* _THE REQUEST_: Collect all lines below with the string "matplotlib".

--- START OF LISTED ENTRIES ---

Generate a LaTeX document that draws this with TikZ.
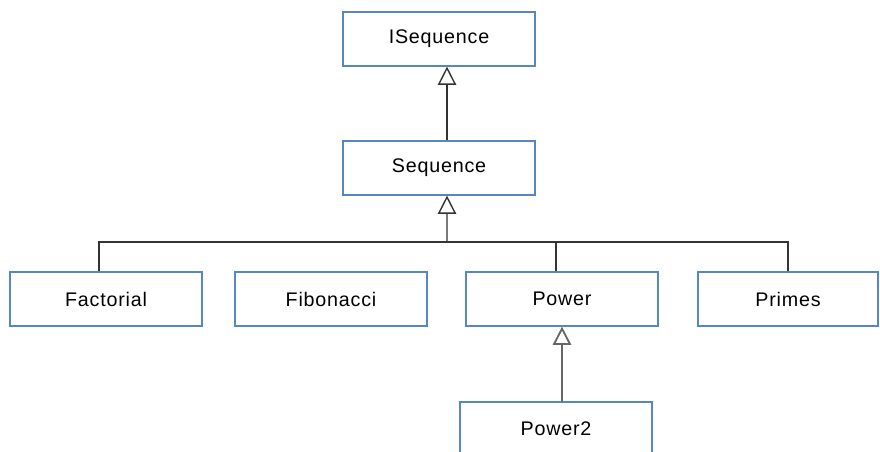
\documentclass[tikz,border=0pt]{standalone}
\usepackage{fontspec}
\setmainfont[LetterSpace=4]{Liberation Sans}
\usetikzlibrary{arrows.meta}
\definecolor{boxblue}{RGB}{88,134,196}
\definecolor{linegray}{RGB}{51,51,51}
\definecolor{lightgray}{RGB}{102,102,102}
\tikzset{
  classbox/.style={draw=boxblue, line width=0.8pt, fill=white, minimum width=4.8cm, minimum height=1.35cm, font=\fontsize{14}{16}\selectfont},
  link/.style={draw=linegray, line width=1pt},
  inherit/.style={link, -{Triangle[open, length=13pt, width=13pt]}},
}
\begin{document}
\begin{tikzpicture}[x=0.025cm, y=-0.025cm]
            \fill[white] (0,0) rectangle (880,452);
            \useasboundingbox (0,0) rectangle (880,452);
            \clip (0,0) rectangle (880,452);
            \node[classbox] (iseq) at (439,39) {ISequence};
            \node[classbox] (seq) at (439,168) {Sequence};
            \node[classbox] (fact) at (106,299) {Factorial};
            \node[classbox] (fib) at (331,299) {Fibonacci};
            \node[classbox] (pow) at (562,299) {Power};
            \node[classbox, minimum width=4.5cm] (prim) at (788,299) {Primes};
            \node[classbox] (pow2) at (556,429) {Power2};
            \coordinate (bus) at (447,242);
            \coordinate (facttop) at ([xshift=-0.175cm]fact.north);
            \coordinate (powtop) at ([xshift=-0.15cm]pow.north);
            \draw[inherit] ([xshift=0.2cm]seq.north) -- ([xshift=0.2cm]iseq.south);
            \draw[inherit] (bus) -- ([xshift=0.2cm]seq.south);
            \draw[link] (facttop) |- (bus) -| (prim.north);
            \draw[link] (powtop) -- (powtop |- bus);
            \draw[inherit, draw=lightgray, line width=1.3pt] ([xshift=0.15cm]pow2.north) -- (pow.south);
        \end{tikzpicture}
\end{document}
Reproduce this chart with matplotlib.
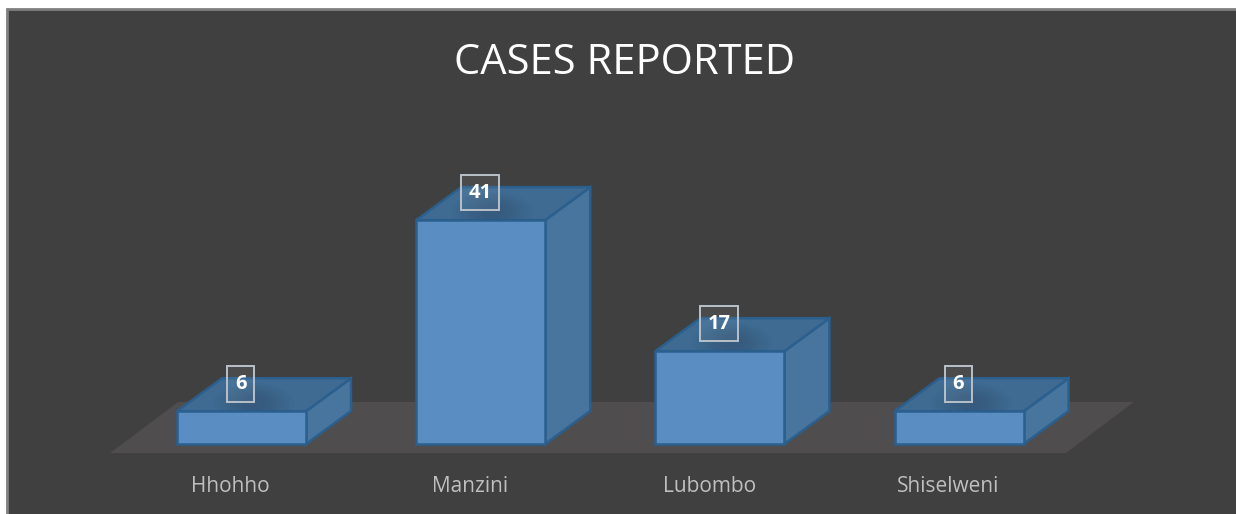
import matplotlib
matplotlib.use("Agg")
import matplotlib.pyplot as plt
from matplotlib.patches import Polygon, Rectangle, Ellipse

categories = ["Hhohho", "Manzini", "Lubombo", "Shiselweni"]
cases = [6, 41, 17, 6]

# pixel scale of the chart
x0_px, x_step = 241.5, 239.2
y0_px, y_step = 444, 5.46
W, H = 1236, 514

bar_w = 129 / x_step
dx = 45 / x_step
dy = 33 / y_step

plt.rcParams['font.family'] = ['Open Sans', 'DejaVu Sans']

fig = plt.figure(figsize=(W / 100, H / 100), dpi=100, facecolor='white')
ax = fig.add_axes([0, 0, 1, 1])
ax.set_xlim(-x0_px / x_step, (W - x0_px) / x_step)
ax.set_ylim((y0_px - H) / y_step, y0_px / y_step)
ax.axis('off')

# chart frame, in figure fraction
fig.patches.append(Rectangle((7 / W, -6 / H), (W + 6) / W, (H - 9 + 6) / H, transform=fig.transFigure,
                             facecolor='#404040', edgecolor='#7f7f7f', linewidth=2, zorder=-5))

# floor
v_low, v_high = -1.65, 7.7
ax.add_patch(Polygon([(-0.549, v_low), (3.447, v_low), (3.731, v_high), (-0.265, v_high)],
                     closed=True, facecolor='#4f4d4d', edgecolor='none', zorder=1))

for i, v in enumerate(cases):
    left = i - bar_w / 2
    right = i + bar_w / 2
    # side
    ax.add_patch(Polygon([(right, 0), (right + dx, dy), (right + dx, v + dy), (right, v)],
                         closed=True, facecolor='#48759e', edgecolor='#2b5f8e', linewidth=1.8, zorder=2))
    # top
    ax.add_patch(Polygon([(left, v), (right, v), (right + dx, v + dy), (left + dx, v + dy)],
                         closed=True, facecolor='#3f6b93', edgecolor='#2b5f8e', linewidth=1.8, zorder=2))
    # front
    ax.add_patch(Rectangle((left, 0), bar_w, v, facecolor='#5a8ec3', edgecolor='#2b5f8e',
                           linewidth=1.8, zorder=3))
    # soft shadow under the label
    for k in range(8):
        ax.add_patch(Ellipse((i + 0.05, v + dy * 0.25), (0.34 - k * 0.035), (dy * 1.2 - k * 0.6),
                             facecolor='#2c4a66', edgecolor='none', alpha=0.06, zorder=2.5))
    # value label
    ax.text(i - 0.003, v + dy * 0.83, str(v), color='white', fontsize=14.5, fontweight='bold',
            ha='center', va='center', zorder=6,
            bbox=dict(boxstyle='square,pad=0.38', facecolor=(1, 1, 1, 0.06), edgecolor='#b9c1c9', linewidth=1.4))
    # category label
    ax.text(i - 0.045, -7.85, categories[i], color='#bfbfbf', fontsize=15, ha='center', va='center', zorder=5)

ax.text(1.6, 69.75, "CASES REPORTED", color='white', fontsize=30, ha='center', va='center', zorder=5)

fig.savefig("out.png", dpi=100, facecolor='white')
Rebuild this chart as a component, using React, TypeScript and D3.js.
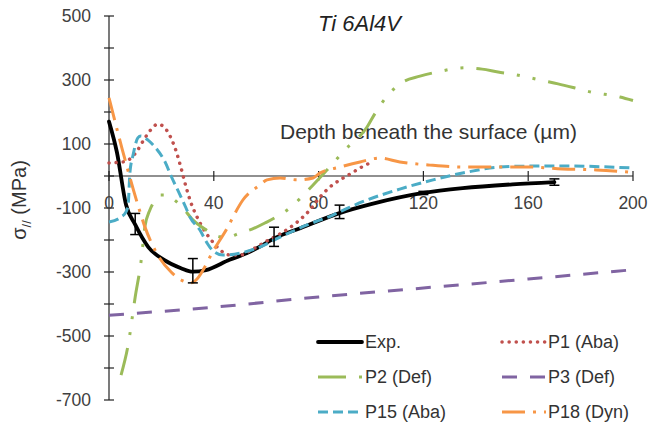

--- END OF LISTED ENTRIES ---

* _EXPECTED ANSWER_:
Reproduce this chart with matplotlib.
import matplotlib
matplotlib.use("Agg")
import matplotlib.pyplot as plt
from matplotlib.patches import Polygon, Rectangle, Ellipse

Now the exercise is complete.